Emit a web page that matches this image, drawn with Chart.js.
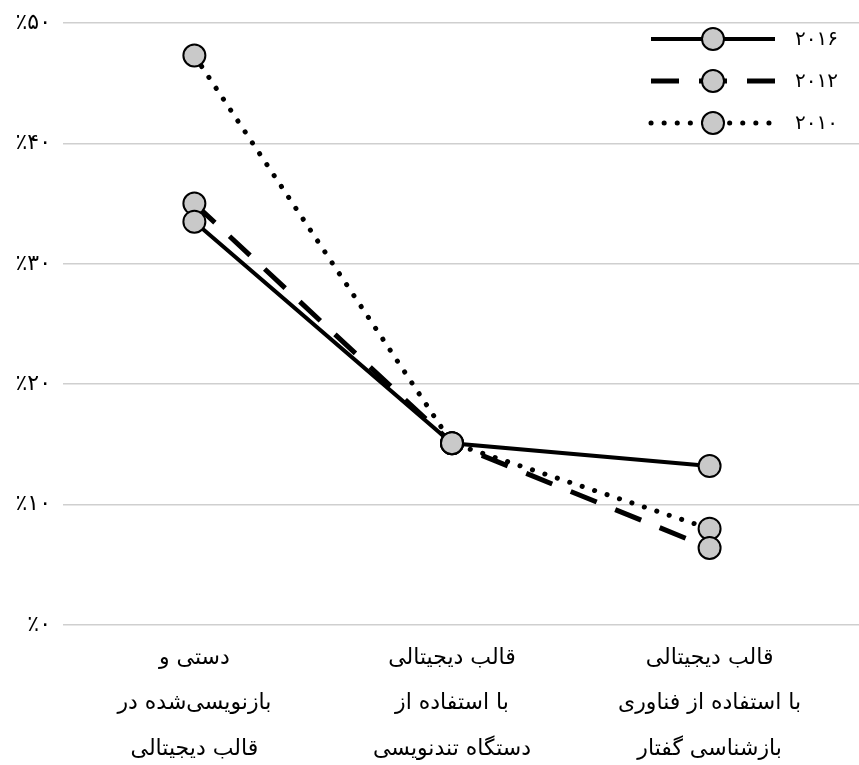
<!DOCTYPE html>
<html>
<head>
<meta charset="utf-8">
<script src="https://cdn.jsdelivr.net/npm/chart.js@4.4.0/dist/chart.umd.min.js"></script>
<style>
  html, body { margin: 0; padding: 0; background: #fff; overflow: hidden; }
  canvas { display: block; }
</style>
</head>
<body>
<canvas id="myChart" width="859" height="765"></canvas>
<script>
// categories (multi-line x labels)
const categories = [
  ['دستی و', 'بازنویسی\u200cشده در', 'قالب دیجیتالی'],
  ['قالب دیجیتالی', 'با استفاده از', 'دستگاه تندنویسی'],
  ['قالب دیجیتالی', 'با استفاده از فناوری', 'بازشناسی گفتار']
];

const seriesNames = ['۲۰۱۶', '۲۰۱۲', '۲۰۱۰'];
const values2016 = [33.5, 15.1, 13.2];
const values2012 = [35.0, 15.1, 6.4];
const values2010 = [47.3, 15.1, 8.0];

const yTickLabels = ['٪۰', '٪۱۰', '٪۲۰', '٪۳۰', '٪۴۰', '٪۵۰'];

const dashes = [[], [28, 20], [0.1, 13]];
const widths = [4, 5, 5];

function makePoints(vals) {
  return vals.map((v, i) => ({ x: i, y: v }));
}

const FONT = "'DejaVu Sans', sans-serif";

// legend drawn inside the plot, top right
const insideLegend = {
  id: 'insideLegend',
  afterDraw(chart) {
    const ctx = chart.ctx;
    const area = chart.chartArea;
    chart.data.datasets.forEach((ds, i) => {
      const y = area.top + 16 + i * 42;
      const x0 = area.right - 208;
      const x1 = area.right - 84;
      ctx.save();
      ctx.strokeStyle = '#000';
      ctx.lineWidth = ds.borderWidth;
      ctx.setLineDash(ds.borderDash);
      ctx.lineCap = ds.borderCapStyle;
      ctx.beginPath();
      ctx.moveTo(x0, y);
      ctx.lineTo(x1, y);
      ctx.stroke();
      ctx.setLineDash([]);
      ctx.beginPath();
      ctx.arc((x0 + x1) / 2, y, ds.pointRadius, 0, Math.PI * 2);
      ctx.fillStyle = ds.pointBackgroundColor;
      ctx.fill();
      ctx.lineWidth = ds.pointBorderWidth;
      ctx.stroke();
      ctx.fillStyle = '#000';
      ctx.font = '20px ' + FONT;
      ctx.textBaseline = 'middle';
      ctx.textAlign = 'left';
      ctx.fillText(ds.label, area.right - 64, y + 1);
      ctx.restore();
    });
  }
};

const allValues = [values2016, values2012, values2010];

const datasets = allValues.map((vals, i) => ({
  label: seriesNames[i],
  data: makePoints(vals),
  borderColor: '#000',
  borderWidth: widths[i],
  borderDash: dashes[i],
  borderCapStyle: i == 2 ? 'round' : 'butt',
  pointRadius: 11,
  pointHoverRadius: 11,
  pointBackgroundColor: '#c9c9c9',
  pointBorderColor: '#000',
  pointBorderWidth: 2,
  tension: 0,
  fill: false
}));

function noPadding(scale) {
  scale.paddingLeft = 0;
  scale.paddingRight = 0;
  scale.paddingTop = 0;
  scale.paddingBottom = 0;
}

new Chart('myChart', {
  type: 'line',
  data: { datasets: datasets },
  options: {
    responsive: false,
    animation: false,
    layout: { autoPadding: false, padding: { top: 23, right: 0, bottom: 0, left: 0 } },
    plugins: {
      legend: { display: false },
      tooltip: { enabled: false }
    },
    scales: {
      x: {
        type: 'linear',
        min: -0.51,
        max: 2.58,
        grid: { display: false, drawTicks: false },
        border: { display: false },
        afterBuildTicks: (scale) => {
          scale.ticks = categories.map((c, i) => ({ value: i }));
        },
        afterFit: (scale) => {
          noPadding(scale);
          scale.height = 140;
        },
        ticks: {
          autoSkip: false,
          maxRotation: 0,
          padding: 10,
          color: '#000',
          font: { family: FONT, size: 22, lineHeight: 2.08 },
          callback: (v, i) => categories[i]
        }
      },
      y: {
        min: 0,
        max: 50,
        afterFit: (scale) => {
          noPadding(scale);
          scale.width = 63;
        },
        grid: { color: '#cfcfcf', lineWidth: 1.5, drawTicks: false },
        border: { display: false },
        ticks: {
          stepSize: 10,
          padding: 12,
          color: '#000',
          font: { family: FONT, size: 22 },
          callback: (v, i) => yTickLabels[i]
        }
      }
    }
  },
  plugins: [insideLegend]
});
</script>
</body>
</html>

* * * * * * *

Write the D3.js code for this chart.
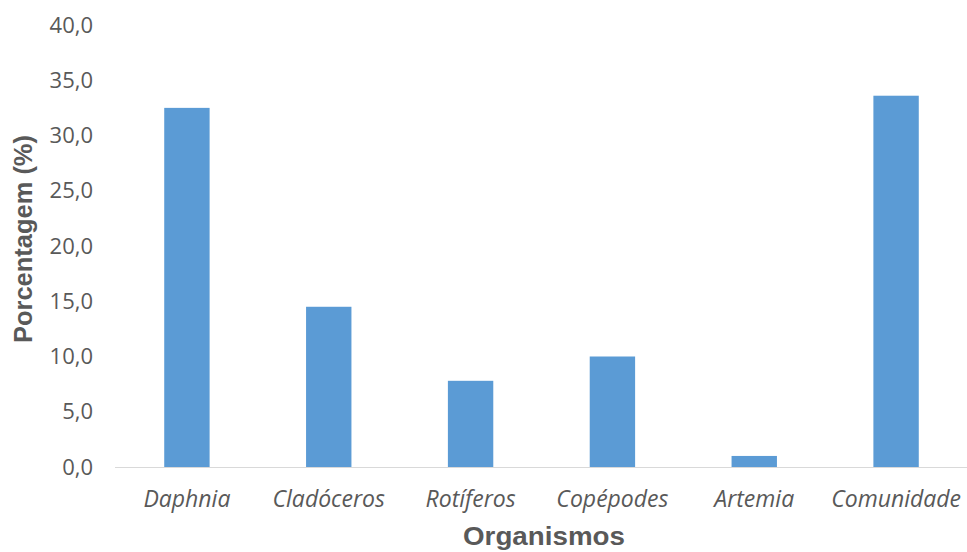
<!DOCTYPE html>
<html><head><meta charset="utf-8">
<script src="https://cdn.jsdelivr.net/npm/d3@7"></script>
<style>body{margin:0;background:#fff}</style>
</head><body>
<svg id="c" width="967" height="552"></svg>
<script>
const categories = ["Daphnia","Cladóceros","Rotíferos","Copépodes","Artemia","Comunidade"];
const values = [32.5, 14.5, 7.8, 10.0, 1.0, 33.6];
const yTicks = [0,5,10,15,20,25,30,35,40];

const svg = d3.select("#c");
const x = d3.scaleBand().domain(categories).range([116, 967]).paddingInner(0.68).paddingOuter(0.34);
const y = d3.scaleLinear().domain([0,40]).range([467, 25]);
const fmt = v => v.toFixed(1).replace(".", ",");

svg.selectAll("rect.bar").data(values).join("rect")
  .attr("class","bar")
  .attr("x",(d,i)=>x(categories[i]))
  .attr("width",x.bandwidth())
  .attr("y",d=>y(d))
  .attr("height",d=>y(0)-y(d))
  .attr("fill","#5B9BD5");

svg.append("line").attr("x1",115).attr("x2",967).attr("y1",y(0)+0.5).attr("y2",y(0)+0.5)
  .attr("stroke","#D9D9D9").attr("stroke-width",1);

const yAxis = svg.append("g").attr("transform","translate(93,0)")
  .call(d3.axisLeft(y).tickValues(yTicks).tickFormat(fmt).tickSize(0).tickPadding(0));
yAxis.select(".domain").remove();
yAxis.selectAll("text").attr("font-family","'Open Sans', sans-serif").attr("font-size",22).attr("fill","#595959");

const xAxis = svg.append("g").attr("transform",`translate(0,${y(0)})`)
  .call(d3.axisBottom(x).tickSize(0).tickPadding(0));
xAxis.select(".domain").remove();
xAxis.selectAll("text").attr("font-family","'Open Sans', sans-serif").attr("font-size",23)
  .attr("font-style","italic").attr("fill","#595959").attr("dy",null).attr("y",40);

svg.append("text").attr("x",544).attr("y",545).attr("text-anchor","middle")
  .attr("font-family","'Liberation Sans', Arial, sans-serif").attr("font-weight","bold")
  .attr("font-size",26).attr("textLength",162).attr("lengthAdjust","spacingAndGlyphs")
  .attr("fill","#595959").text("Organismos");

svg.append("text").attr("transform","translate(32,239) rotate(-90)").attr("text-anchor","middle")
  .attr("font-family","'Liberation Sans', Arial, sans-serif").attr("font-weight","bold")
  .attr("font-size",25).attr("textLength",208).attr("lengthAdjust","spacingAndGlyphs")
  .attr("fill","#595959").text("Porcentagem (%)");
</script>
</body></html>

* * * * * * *

- Your objective
Set down exactly the lines above, from the line containing "Write the D3.js code for this chart." through the line containing "const yTicks = [0,5,10,15,20,25,30,35,40];". Skip the pictures.

- Answer to the exercise
Write the D3.js code for this chart.
<!DOCTYPE html>
<html><head><meta charset="utf-8">
<script src="https://cdn.jsdelivr.net/npm/d3@7"></script>
<style>body{margin:0;background:#fff}</style>
</head><body>
<svg id="c" width="967" height="552"></svg>
<script>
const categories = ["Daphnia","Cladóceros","Rotíferos","Copépodes","Artemia","Comunidade"];
const values = [32.5, 14.5, 7.8, 10.0, 1.0, 33.6];
const yTicks = [0,5,10,15,20,25,30,35,40];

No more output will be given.